Program MEF adalah untuk mencukupi kebutuhan minimal gizi alutsista TNI. Kementerian Pertahanan saat ini sedang bergeliat dengan program extra ordinary. Kita sedang berpacu dengan waktu karena iklim Indo Pasifik sedang menuju konflik skala besar dan paling mematikan. Basis dari semua konflik ini adalah rivalitas antara AS dan China. Bahasa framingnya mengaduk adonan panas yang bernama Selat Taiwan, LCS dan Panmunjom Korea untuk mengajak, merangkul dan memusuhi. Diplomasi militer Indonesia yang tidak bersekutu dengan siapapun adalah dengan membangun kekuatan militer yang sebanding dengan luas wilayah. Ini sejalan dengan pembangunan ekonomi kesejahteraan. Pembangunan ekonomi dan infrastruktur mendapat prioritas terbesar dan utama. Kita bisa melihat hasilnya sejak era Presiden SBY dan Jokowi.

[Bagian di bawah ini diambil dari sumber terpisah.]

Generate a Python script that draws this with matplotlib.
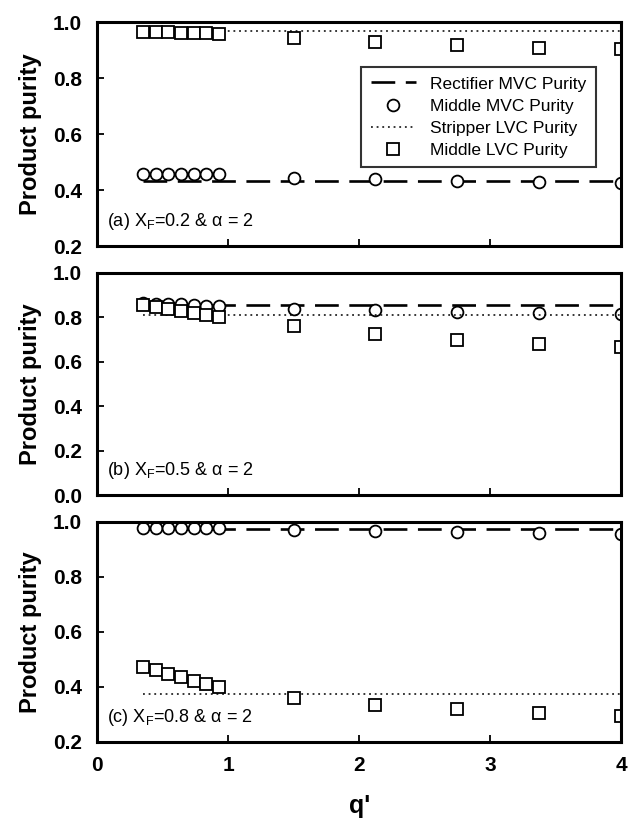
import numpy as np
import matplotlib
matplotlib.use("Agg")
import matplotlib.pyplot as plt

plt.rcParams['font.family'] = ['Liberation Sans', 'DejaVu Sans']
plt.rcParams['mathtext.fontset'] = 'custom'
plt.rcParams['mathtext.rm'] = 'Liberation Sans'
plt.rcParams['mathtext.it'] = 'Liberation Sans'

# q' values of the simulated points
q = [0.35, 0.45, 0.54, 0.64, 0.74, 0.83, 0.93, 1.5, 2.12, 2.75, 3.37, 4.0]
# flat column purities span the whole q' range
q_line = [0.35, 4.0]

# (a) XF = 0.2
a_rect = [0.435, 0.435]
a_strip = [0.97, 0.97]
a_mid_mvc = [0.46, 0.46, 0.46, 0.46, 0.46, 0.46, 0.46, 0.445, 0.44, 0.435, 0.43, 0.425]
a_mid_lvc = [0.965, 0.965, 0.965, 0.963, 0.963, 0.962, 0.96, 0.945, 0.93, 0.92, 0.91, 0.905]

# (b) XF = 0.5
b_rect = [0.855, 0.855]
b_strip = [0.81, 0.81]
b_mid_mvc = [0.865, 0.862, 0.86, 0.858, 0.855, 0.853, 0.85, 0.84, 0.833, 0.826, 0.82, 0.815]
b_mid_lvc = [0.855, 0.848, 0.84, 0.83, 0.82, 0.81, 0.80, 0.76, 0.725, 0.70, 0.68, 0.665]

# (c) XF = 0.8
c_rect = [0.975, 0.975]
c_strip = [0.375, 0.375]
c_mid_mvc = [0.978, 0.978, 0.978, 0.977, 0.977, 0.977, 0.976, 0.97, 0.965, 0.962, 0.96, 0.957]
c_mid_lvc = [0.473, 0.46, 0.447, 0.436, 0.422, 0.41, 0.40, 0.36, 0.335, 0.318, 0.305, 0.295]

panels = [
    ("(a) X$_\\mathrm{F}$=0.2 & \u03b1 = 2", a_rect, a_strip, a_mid_mvc, a_mid_lvc,
     (0.2, 1.0), [0.2, 0.4, 0.6, 0.8, 1.0]),
    ("(b) X$_\\mathrm{F}$=0.5 & \u03b1 = 2", b_rect, b_strip, b_mid_mvc, b_mid_lvc,
     (0.0, 1.0), [0.0, 0.2, 0.4, 0.6, 0.8, 1.0]),
    ("(c) X$_\\mathrm{F}$=0.8 & \u03b1 = 2", c_rect, c_strip, c_mid_mvc, c_mid_lvc,
     (0.2, 1.0), [0.2, 0.4, 0.6, 0.8, 1.0]),
]

fig = plt.figure(figsize=(6.28, 8.27), dpi=100)
left, width = 0.155, 0.834
boxes = [(0.702, 0.271), (0.401, 0.269), (0.103, 0.266)]

for i, (label, rect, strip, mmvc, mlvc, ylim, yticks) in enumerate(panels):
    ax = fig.add_axes([left, boxes[i][0], width, boxes[i][1]])
    ax.plot(q_line, rect, color='black', lw=1.9, dashes=(9, 4),
            label='Rectifier MVC Purity')
    ax.plot(q, mmvc, linestyle='none', marker='o', ms=8.5, mfc='white',
            mec='black', mew=1.3, label='Middle MVC Purity')
    ax.plot(q_line, strip, color='black', lw=1.1, dashes=(1.2, 2.5),
            label='Stripper LVC Purity')
    ax.plot(q, mlvc, linestyle='none', marker='s', ms=8.5, mfc='white',
            mec='black', mew=1.3, label='Middle LVC Purity')

    ax.set_xlim(0, 4)
    ax.set_ylim(*ylim)
    ax.set_yticks(yticks)
    ax.set_yticklabels(['%.1f' % v for v in yticks], fontweight='bold')
    ax.set_xticks([1, 2, 3])
    ax.tick_params(direction='in', length=5, width=1.3, labelsize=15,
                   top=False, right=False)
    ax.tick_params(axis='y', pad=11)
    for s in ax.spines.values():
        s.set_linewidth(2.2)
    ax.set_ylabel('Product purity', fontsize=17, fontweight='bold', labelpad=8)
    ax.text(0.018, 0.11, label, transform=ax.transAxes, fontsize=13,
            ha='left', va='center')
    if i < 2:
        ax.set_xticklabels([])
    else:
        ax.set_xticks([0, 1, 2, 3, 4])
        ax.set_xticklabels(['0', '1', '2', '3', '4'], fontweight='bold')
        ax.set_xlabel("q'", fontsize=18, fontweight='bold', labelpad=14)
        ax.tick_params(axis='x', pad=10)
    if i == 0:
        leg = ax.legend(loc='upper right', bbox_to_anchor=(0.968, 0.84),
                        fontsize=12.5, frameon=True, fancybox=False,
                        edgecolor='black', handlelength=2.6,
                        borderpad=0.55, labelspacing=0.4)
        leg.get_frame().set_linewidth(1.5)

fig.savefig('out.png', dpi=100)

Semuanya seiring sejalan. Ekonomi kesejahteraan bertumbuh, saat ini PDB Indonesia ada di urutan 16 besar dunia, masuk grup elite G20. Rasio Hutang ada di 39% dari PDB, sebuah rasio yang berada di jalur aman. Bandingkan dengan Malaysia yang hampir 80% dari PDBnya. Bahwa pembangunan ekonomi adalah untuk investasi kesejahteraan maka perkuatan militer adalah investasi juga, investasi pertahanan. Investasi ini untuk masa guna jangka panjang 25-30 tahun ke depan. Lebih dari itu investasi pertahanan adalah untuk memastikan jalannya eksistensi dan marwah negara. Kekuatan ekonomi dan militer sebuah negara adalah marwah kedaulatan komprehensif. Dan Kita sedang menuju ke arah itu. Semoga Allah meridhoinya.